With the clock ticking down to a May 1 strike deadline and no contract negotiations scheduled with the Writers Guild of America, Hollywood producers are striking back.
In a war of words that has come to characterize this phase of the crucial labor dispute, producers are repeatedly painting in the most dire and apocalyptic terms both the effects of the guild’s proposal on the studios and producers and the effects of a prolonged strike on the Southern California economy.
A strike by the Writers Guild followed this summer by a Screen Actors Guild strike would be “devastating” to the local economy, DreamWorks SKG principal Jeffrey Katzenberg declared, citing a potential $2 billion-per-month overall negative economic impact.

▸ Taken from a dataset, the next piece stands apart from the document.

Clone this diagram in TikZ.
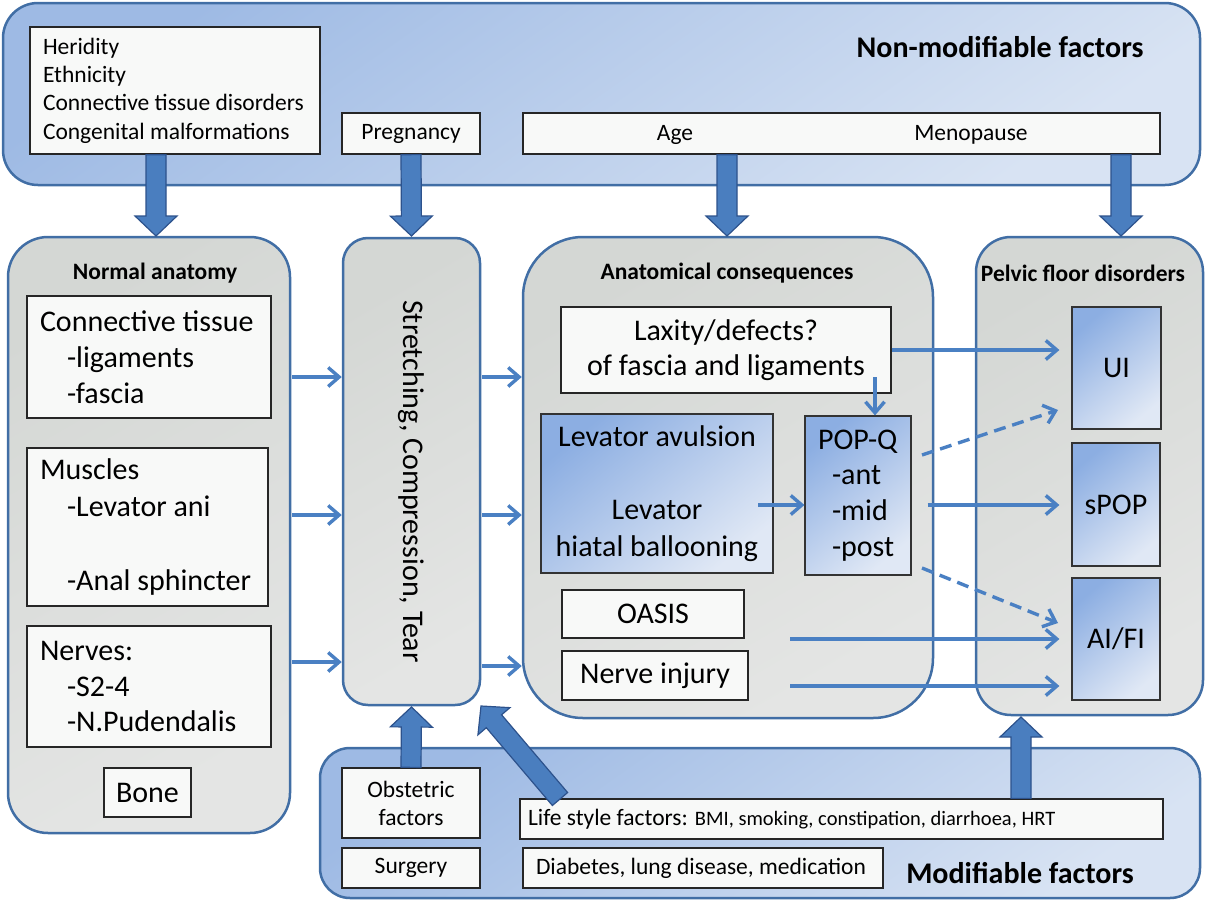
\documentclass[tikz,border=0pt]{standalone}
\usepackage{fontspec}
\setmainfont{Carlito}
\usetikzlibrary{calc,arrows.meta}
\definecolor{bord}{RGB}{65,110,165}
\definecolor{grayA}{RGB}{212,215,212}
\definecolor{grayB}{RGB}{228,229,228}
\definecolor{bigA}{RGB}{158,186,228}
\definecolor{bigB}{RGB}{216,227,243}
\definecolor{inA}{RGB}{140,174,226}
\definecolor{inB}{RGB}{224,232,245}
\definecolor{arrfill}{RGB}{74,126,191}
\definecolor{arrdraw}{RGB}{45,82,140}
\definecolor{thinc}{RGB}{74,128,195}
\definecolor{wfill}{RGB}{248,249,248}
\newcommand{\fsz}[2]{\fontsize{#1}{#2}\selectfont}
\newcommand{\ind}{\hspace*{27pt}}
\newcommand{\fatarrow}[2]{%
  \path ($(#2)!20pt!(#1)$) coordinate (fabase);
  \filldraw[fatarr] ($(#1)!10pt!90:(#2)$) -- ($(fabase)!10pt!-90:(#1)$) -- ($(fabase)!21pt!-90:(#1)$) -- (#2) -- ($(fabase)!21pt!90:(#1)$) -- ($(fabase)!10pt!90:(#1)$) -- ($(#1)!10pt!-90:(#2)$) -- cycle;}
\begin{document}
\begin{tikzpicture}[x=1pt,y=-1pt,
  bigbox/.style={draw=bord, line width=2.5pt, top color=bigA, bottom color=bigB, shading angle=35},
  group/.style={draw=bord, line width=2.5pt, top color=grayA, bottom color=grayB, shading angle=30},
  wbox/.style={draw=black!85, line width=1.3pt, fill=wfill, inner sep=0pt},
  gbox/.style={draw=black!80, line width=1.2pt, top color=inA, bottom color=inB, shading angle=40, inner sep=0pt},
  title/.style={font=\bfseries\fsz{30}{34}},
  gtitle/.style={font=\bfseries\fsz{23.5}{27}},
  fatarr/.style={fill=arrfill, draw=arrdraw, line width=1.2pt, line join=miter},
  thinarr/.style={draw=thinc, line width=3.4pt, -{Straight Barb[length=11pt,width=19pt]}},
  dsh/.style={dash pattern=on 12pt off 7pt}
]
\useasboundingbox (0,0) rectangle (1205,902);

% big factor panels
\node[bigbox, rounded corners=35, minimum width=1197, minimum height=182] (nonmod) at (601.5,94) {};
\node[title] (nonmodt) at (1000,47) {Non-modifiable factors};
\node[bigbox, rounded corners=30, minimum width=880, minimum height=150] (mod) at (760,823) {};
\node[title] (modt) at (1020,873) {Modifiable factors};

% group panels
\node[group, rounded corners=40, minimum width=282, minimum height=596] (na) at (149,535) {};
\node[gtitle] (nat) at (155,273) {Normal anatomy};
\node[group, rounded corners=25, minimum width=137, minimum height=467, font=\fsz{30}{34}] (str) at (411.5,471.5) {\rotatebox{-90}{\hspace*{20pt}Stretching, Compression, Tear}};
\node[group, rounded corners=60, minimum width=410, minimum height=481] (anac) at (728,477.5) {};
\node[gtitle] (anact) at (727,273) {Anatomical consequences};
\node[group, rounded corners=35, minimum width=227, minimum height=478] (pfd) at (1089.5,476) {};
\node[gtitle] (pfdt) at (1083,273) {Pelvic floor disorders};

% top boxes
\node[wbox, font=\fsz{23.5}{28.3}, text width=264, inner xsep=13, minimum height=127, align=flush left] (her) at (175,90.5)
  {Heridity\\Ethnicity\\Connective tissue disorders\\Congenital malformations};
\node[wbox, font=\fsz{23.5}{27}, minimum width=138, minimum height=41] (preg) at (411,133.5) {Pregnancy};
\node[wbox, minimum width=637, minimum height=41] (agebox) at (841.5,133.5) {};
\node[font=\fsz{23.5}{27}] (age) at (675,134.5) {Age};
\node[font=\fsz{23.5}{27}] (meno) at (971,134.5) {Menopause};

% normal anatomy boxes
\node[wbox, font=\fsz{30}{36}, text width=218, inner xsep=13, minimum height=122, align=flush left] (ct) at (149,357)
  {Connective tissue\\\ind-ligaments\\\ind-fascia};
\node[wbox, font=\fsz{30}{37}, text width=215, inner xsep=13, minimum height=158, align=flush left] (mus) at (147.5,527)
  {Muscles\\\ind-Levator ani\\\mbox{}\\\ind-Anal sphincter};
\node[wbox, font=\fsz{30}{35.5}, text width=218, inner xsep=13, minimum height=121, align=flush left] (nerv) at (149,686.5)
  {Nerves:\\\ind-S2-4\\\ind-N.Pudendalis};
\node[wbox, font=\fsz{30}{34}, minimum width=87, minimum height=49] (bone) at (147.5,792.5) {Bone};

% anatomical consequences
\node[wbox, font=\fsz{30}{35}, minimum width=330, minimum height=86, align=flush center] (lax) at (726,350)
  {Laxity/defects?\\of fascia and ligaments};
\node[gbox, font=\fsz{30}{36.7}, minimum width=232, minimum height=159, align=flush center] (lev) at (657,493.5)
  {Levator avulsion\\\mbox{}\\Levator\\hiatal ballooning};
\node[gbox, font=\fsz{30}{35.7}, text width=80, inner xsep=13, minimum height=159, align=flush left] (popq) at (858,495.5)
  {POP-Q\\\hspace*{14pt}-ant\\\hspace*{14pt}-mid\\\hspace*{14pt}-post};
\node[wbox, font=\fsz{30}{34}, minimum width=182, minimum height=48] (oasis) at (653,614) {OASIS};
\node[wbox, font=\fsz{30}{34}, minimum width=186, minimum height=49] (nerve) at (655,675.5) {Nerve injury};

% pelvic floor disorders
\node[gbox, font=\fsz{30}{34}, minimum width=89, minimum height=122] (ui) at (1116.5,368) {UI};
\node[gbox, font=\fsz{30}{34}, minimum width=88, minimum height=123] (spop) at (1116,504.5) {sPOP};
\node[gbox, font=\fsz{30}{34}, minimum width=88, minimum height=122] (aifi) at (1116,639) {AI/FI};

% modifiable factors
\node[wbox, font=\fsz{23.5}{28}, minimum width=138, minimum height=70, align=flush center] (obs) at (411,803) {Obstetric\\factors};
\node[wbox, font=\fsz{23.5}{27}, minimum width=138, minimum height=40] (surg) at (411,868) {Surgery};
\node[wbox, font=\fsz{23.5}{27}, text width=627, inner xsep=8, minimum height=40, align=flush left] (life) at (841.5,819)
  {Life style factors: {\fsz{20.5}{24}BMI, smoking, constipation, diarrhoea, HRT}};
\node[wbox, font=\fsz{23.5}{27}, text width=334, inner xsep=13, minimum height=40, align=flush left] (diab) at (703,868)
  {Diabetes, lung disease, medication};

% fat arrows
\coordinate (h2) at (156,236);
\coordinate (h1) at (her.south -| h2);
\fatarrow{h1}{h2}
\coordinate (p2) at (411.5,236);
\fatarrow{preg.south}{p2}
\coordinate (a2) at (727,236);
\coordinate (a1) at (agebox.south -| a2);
\fatarrow{a1}{a2}
\coordinate (m2) at (1121,236);
\coordinate (m1) at (agebox.south -| m2);
\fatarrow{m1}{m2}
\coordinate (o2) at (411.5,707);
\fatarrow{obs.north}{o2}
\coordinate (d1) at (560,799);
\coordinate (d2) at (481,706);
\fatarrow{d1}{d2}
\coordinate (f2) at (1021,717);
\coordinate (f1) at (life.north -| f2);
\fatarrow{f1}{f2}

% thin arrows
\path (0,377) coordinate (r1) (0,515) coordinate (r2) (0,662) coordinate (r3) (0,666) coordinate (r3b);
\draw[thinarr, shorten <=1pt] (na.east |- r1) -- (str.west |- r1);
\draw[thinarr, shorten <=1pt] (na.east |- r2) -- (str.west |- r2);
\draw[thinarr, shorten <=1pt] (na.east |- r3) -- (str.west |- r3);
\draw[thinarr, shorten <=1pt] (str.east |- r1) -- (anac.west |- r1);
\draw[thinarr, shorten <=1pt] (str.east |- r2) -- (anac.west |- r2);
\draw[thinarr, shorten <=1pt] (str.east |- r3b) -- (anac.west |- r3b);

\draw[thinarr, shorten >=12pt] (lax.east) -- (ui.west |- lax.east);
\coordinate (lp) at (875,377);
\draw[thinarr] (lp) -- (lp |- popq.north);
\coordinate (lv) at (758,505);
\draw[thinarr] (lv) -- (popq.west |- lv);
\coordinate (q1) at (922,455);
\coordinate (u1) at (1058,410);
\draw[thinarr, dsh] (q1) -- (u1);
\draw[thinarr, shorten <=16pt, shorten >=12pt] (popq.east |- lv) -- (spop.west |- lv);
\coordinate (q3) at (922,568);
\coordinate (u3) at (1058,623);
\draw[thinarr, dsh] (q3) -- (u3);
\coordinate (o1) at (790,639);
\draw[thinarr, shorten >=12pt] (o1) -- (aifi.west |- o1);
\coordinate (n1) at (790,686);
\draw[thinarr, shorten >=12pt] (n1) -- (aifi.west |- n1);
\end{tikzpicture}
\end{document}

In a producers’ alliance press briefing last week, Mr. Katzenberg repeatedly characterized the Writers Guild’s current contract proposal as one that would “put us out of business. You just don’t agree to something that would put you out of business, do you? I don’t think so.”
Other participants in the briefing by the Alliance of Motion Picture and Television Producers (AMPTP), held at ABC’s offices in Burbank, were Walt Disney Co. President and Chief Operating Officer Robert Iger, Warner Bros. Chairman and CEO Barry Meyer and Nicholas Counter, president of the AMPTP.
A strike just as the networks are poised to set their fall programming schedules would be a disaster for the writers themselves, Mr. Iger said, because network programmers would be forced to order the kinds of nonscripted series that are not covered by WGA contract.
Much of the press briefing, however, was given over to an arcane give-and-take with reporters trying to parse the numbers the AMPTP offered, both in the producers’ characterization of the elements and impact of the WGA’s proposal and in the AMPTP’s own offer (see chart).
Not surprisingly, a WGA spokesperson disagreed both with Mr. Katzenberg’s characterization of the writers’ proposal and with the AMPTP chart that purported to describe it.
“The industry has been `destroyed’ [by the WGA] to the extent that America Online is willing to pay billions [to get into it],” scoffed Cheryl Rhoden, assistant executive director of the Writers Guild of America West. “I guess we’ve been pretty effective.”
Ms. Rhoden took issue with the AMPTP’s math as well, saying that the percentage increases the producers attributed to the guild’s proposal (19.0 percent) and to their own proposal (9.7 percent) were wrong. In her version, the percentages are 8 percent to 9 percent for the WGA’s proposal and 4 percent to 5 percent for the producers’ proposal.
The math is in dispute on such other key proposals as the producers’ so-called “double burst” residuals proposition, which would give them the right to air certain programs a second time within 14 days of their original network airdate while paying 25 percent of the first network-run residual. This possible change in residual payments for new vs. old series was characterized by the producers as an experiment and potentially a new revenue stream for the writers because it might encourage network programmers to fill time slots with more scripted programming rather than resorting to unscripted reality shows. The writers themselves contended that “double burst” marks a 75 percent rollback for affected residuals.
Both sides, though, repeatedly stressed that they wanted to avoid a strike. “Let’s hope all this math becomes moot,” Ms. Rhoden said.
Said Mr. Katzenberg: “We want to make a deal. We are committed to making a deal.”